Hawking yang belakangan mengaku ateis, di bukunya yang terbit pada 23 tahun lalu itu, menuturkan: "Pembelaan untuk masalah takdir ini biasanya adalah bahwa Tuhan Mahakuasa dan di luar waktu, maka Tuhan mengetahui segala sesuatu yang akan terjadi. Tetapi andaikata demikian, mengapa kita boleh mempunyai kehendak bebas, mengapa kita harus bertanggung jawab atas perbuatan kita? Seseorang praktis tidak boleh disalahkan bila ia telah ditakdirkan untuk merampok bank. Lalu mengapa ia harus dihukum karena perbuatan itu?"

"Orang tidak dapat mendasarkan tindakannya pada gagasan bahwa segala sesuatu telah ditentukan baginya. Sebagai gantinya, orang harus mengacu kepada teori efektif yang menyatakan bahwa ia mempunyai kehendak bebas serta ia harus bertanggung jawab atas tindakan-tindakannya."

"Sebuah masyarakat yang anggota-anggotanya merasa bertanggung jawab atas tindakan-tindakannya lebih mungkin bekerja sama dan bertahan hidup untuk menyebar-luaskan nilai-nilainya. Tentu saja semut termasuk mahluk yang mampu bekerja sama, tetapi masyarakat semut bersifat statis. Mereka tidak mampu bersikap tanggap terhadap tantangan-tantangan yang mereka kenal atau memanfaatkan peluang-peluang baru. Sebaliknya sekelompok individu bebas yang mempunyai tujuan bersama tertentu dapat bekerja bersama dalam meraih tujuan bersama tapi tetap bebas dalam berinovasi. Masyarakat yang demikian lebih mungkin mempertahankan dan menyebar-luaskan sistem nilainya."

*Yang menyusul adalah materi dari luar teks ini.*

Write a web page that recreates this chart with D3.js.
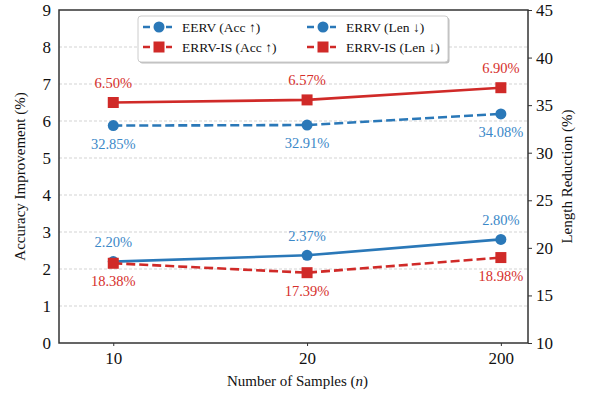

Tetapi dalam buku terbarunya, 'The Grand Design' mengatakan bahwa Big Bang tercipta akibat hukum gravitasi dan bukan karena adanya campur tangan Tuhan. “Tidak perlu membawa-bawa Tuhan seolah-olah Ia yang memicu terciptanya alam semesta,” tulis Hawking.

Hal tersebut bertolak belakang dengan pendapat sebelumnya dalam bukunya pada tahun 1988, A Brief History of Time, Hawking menegaskan kepercayaannya akan campur tangan Tuhan dalam penciptaan alam semesta. "Jika kita menemukan sebuah teori yang lengkap maka itu akan menjadi kemenangan besar dari nalar manusia. Untuk itu, kita harus mengetahui pikiran Tuhan," tulis Hawking, pada saat itu.

--------------

"Tiada sesuatu pun yang ghaib di langit dan di bumi, melainkan (terdapat) dalam kitab yang nyata (Lauh Mahfuzh)." (An Naml, 27:75)

Lauh Mahfuzh (لَوْحٍ مَحْفُوظٍ) adalah kitab tempat Allah menuliskan segala seluruh skenario kejadian di alam semesta. Lauh Mahfuzh disebut di dalam Al-Qur'an sebanyak 13 kali diantaranya adalah dalam surah Az-Zukhruf 43: 4, Qaf 50: 4, An-Naml 27: 75 dan lainnya.

Menurut Tafsir Qurtubi, semua takdir makhluk Allah telah ditulis-Nya di Luh Mahfuz, bisa saja dihapus/ diubah oleh Allah atau Allah menetapkan sesuai dengan kehendak-Nya. Kemudian yang dapat mengubah takdir yang tertulis dalam Lauh Mahfuz itu hanya doa dan perbuatan baik.